Arnaud Poulay, un musicien agaléen qui avait interrompu sa tournée en France pour venir manifester à Genève, renchérit : « Nous ne sommes que 300 habitants à Agalega, mais le gouvernement nous pousse à partir d’une manière ou d’une autre. Nous ne pouvons même pas acheter un terrain car il veut les céder aux Indiens ou nous en priver. Il y a beaucoup de militaires indiens, de travailleurs, nous voyons bien qu’ils sont en train de construire une piste d’atterrissage de 3 km !»

Avec Mario Pointu, un autre militant mauricien, il a remis une lettre à l’ONU et au Haut-Commissariat aux droits de l’homme.

« Colonisation silencieuse de Maurice par l’Inde »
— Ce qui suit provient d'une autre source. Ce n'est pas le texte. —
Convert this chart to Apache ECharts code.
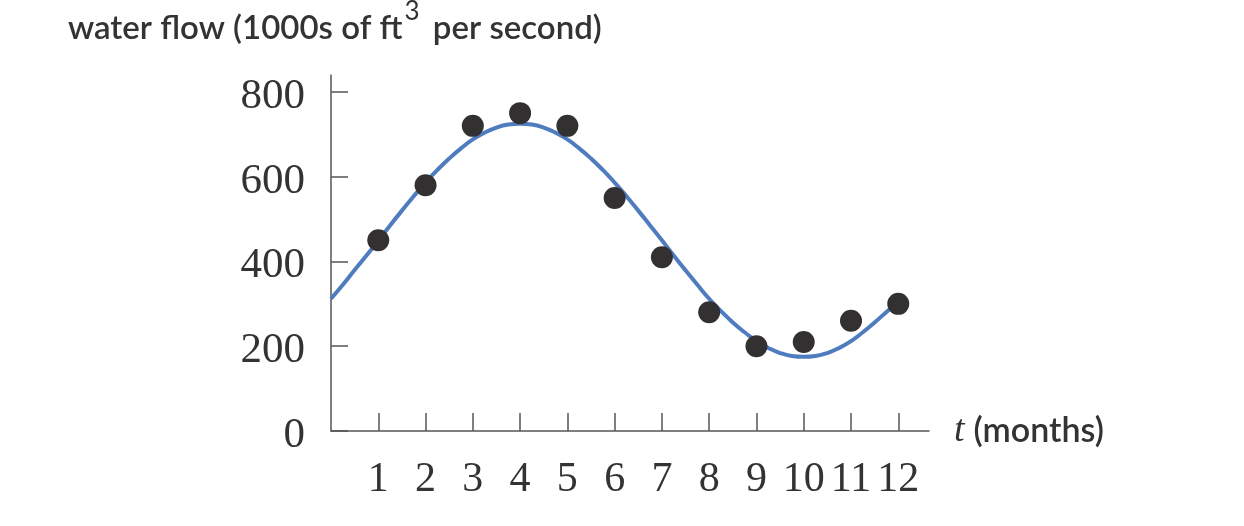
<!DOCTYPE html>
<html>
<head>
<meta charset="utf-8">
<script src="https://cdn.jsdelivr.net/npm/echarts@6/dist/echarts.min.js"></script>
<style>html,body{margin:0;padding:0;background:#fff;}#c{width:1244px;height:526px;}</style>
</head>
<body>
<div id="c"></div>
<script>
// Observed monthly water flow (dots)
const months = [1, 2, 3, 4, 5, 6, 7, 8, 9, 10, 11, 12];
const flow = [450, 580, 720, 750, 720, 550, 410, 280, 200, 210, 260, 300];
// Fitted curve at quarter-month steps
const curveT = [0, 0.25, 0.5, 0.75, 1, 1.25, 1.5, 1.75, 2, 2.25, 2.5, 2.75, 3, 3.25, 3.5, 3.75, 4, 4.25, 4.5, 4.75, 5, 5.25, 5.5, 5.75, 6, 6.25, 6.5, 6.75, 7, 7.25, 7.5, 7.75, 8, 8.25, 8.5, 8.75, 9, 9.25, 9.5, 9.75, 10, 10.25, 10.5, 10.75, 11, 11.25, 11.5, 11.75, 12];
const curveV = [312, 345, 380, 414, 449, 485, 520, 554, 586, 616, 643, 667, 688, 704, 716, 723, 725, 723, 716, 704, 688, 667, 643, 616, 586, 554, 520, 485, 450, 414, 379, 345, 312, 283, 256, 233, 212, 196, 184, 177, 175, 177, 184, 196, 212, 233, 256, 281, 305];
const yTicks = [0, 200, 400, 600, 800];
const xTicks = [1, 2, 3, 4, 5, 6, 7, 8, 9, 10, 11, 12];

const chart = echarts.init(document.getElementById('c'), null, {renderer: 'canvas'});
const axisColor = '#555';
chart.setOption({
  animation: false,
  title: {
    text: '{a|water flow (1000s of ft}{s|3}{a| per second)}',
    left: 63, top: -6,
    textStyle: {
      rich: {
        a: {fontFamily: 'Lato', fontSize: 33, fontWeight: 600, color: '#333', lineHeight: 46, verticalAlign: 'bottom'},
        s: {fontFamily: 'Lato', fontSize: 26, fontWeight: 'normal', color: '#333', lineHeight: 26, verticalAlign: 'top', padding: [0, 5, 0, 2]}
      }
    }
  },
  grid: {left: 331, right: 315, top: 75, bottom: 95, containLabel: false},
  xAxis: {
    type: 'value', min: 0, max: 12.65,
    axisLine: {show: true, lineStyle: {color: axisColor, width: 1.5}},
    axisTick: {show: true, inside: true, length: 18, lineStyle: {color: axisColor, width: 1.5}, customValues: xTicks},
    axisLabel: {show: true, margin: 28, fontFamily: 'Liberation Serif', fontSize: 42, color: '#333', customValues: xTicks},
    splitLine: {show: false},
    name: '{t|t}{m|(months)}',
    nameLocation: 'end', nameGap: 25,
    nameTextStyle: {
      rich: {
        t: {fontFamily: 'Liberation Serif', fontStyle: 'italic', fontSize: 38, color: '#333', padding: [0, 9, 0, 0]},
        m: {fontFamily: 'Lato', fontSize: 34, fontWeight: 600, color: '#333'}
      }
    }
  },
  yAxis: {
    type: 'value', min: 0, max: 840,
    axisLine: {show: true, lineStyle: {color: axisColor, width: 1.5}},
    axisTick: {show: true, inside: true, length: 17, lineStyle: {color: axisColor, width: 1.5}, customValues: yTicks},
    axisLabel: {
      show: true, margin: 26, customValues: yTicks,
      formatter: '{v|{value}}',
      rich: {v: {fontFamily: 'Liberation Serif', fontSize: 43, color: '#333', padding: [9, 0, 0, 0]}}
    },
    splitLine: {show: false}
  },
  series: [
    {
      type: 'line', smooth: true, showSymbol: false, symbol: 'none',
      data: curveT.map((t, i) => [t, curveV[i]]),
      lineStyle: {color: '#4f7cbf', width: 4},
      z: 2
    },
    {
      type: 'scatter', symbol: 'circle', symbolSize: 22,
      data: months.map((m, i) => [m, flow[i]]),
      itemStyle: {color: '#323031', opacity: 1},
      z: 3
    }
  ]
});
</script>
</body>
</html>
Pourtant le gouvernement mauricien nie la construction de cette base. « Nous demandons la transparence à notre gouvernement, ajoute Percy Yip Tong, un militant de la première heure.  L’Inde et Maurice auraient signé un traité vers 2015 dont nous ne connaissons toujours pas le contenu, malgré les demandes répétées de l’opposition. En tout état de cause, il y a un accord au moins tacite. Il y a une dérive autoritaire dans ce pays. Aujourd’hui déjà, les femmes n’ont même plus le droit ou la possibilité d’accoucher à Agaléga. »

Jean Wolf, un Mauricien venu spécialement d’Angleterre, précise que ce drame humain et écologique est la conséquence de la bataille géopolitique entre puissances étrangères dans l’Océan Indien, notamment entre l’Inde et la Chine, mais aussi les États-Unis et la France, entre autres.

Padma Utchanah, qui a manifesté récemment toute seule devant l’Hôtel du Gouvernement à Port-Louis, dénonce la « colonisation silencieuse » de Maurice par l’Inde, à commencer par les prêts massifs dont personne ne connaît véritablement les conditions. « Le Premier ministre, Pravind Jugnauth, est fautif, mais le Premier ministre indien, Narendra Modi, a sa part de responsabilité aussi. Les premiers coups de pioche à Agalega ont eu lieu en 2019. Si toutes les oppositions, notamment parlementaires, avaient dit stop, on n’en serait pas là. Cette petite île va faire face à un massacre écologique. Aujourd’hui déjà, ce ne sont plus les étoiles que les habitants voient, mais les grues. Modi et Jugnauth polluent, par leurs actions concertées, notre biodiversité marine. Ils sont coupables d’écocide », conclut-elle.

Toute la question est de savoir si les miracles existent. Autrement dit, si l’ONU, va prêter l’oreille à ces militants, comme à tous ceux qui, pleins d’espoir, prennent le chemin de Genève des quatre coins de la planète.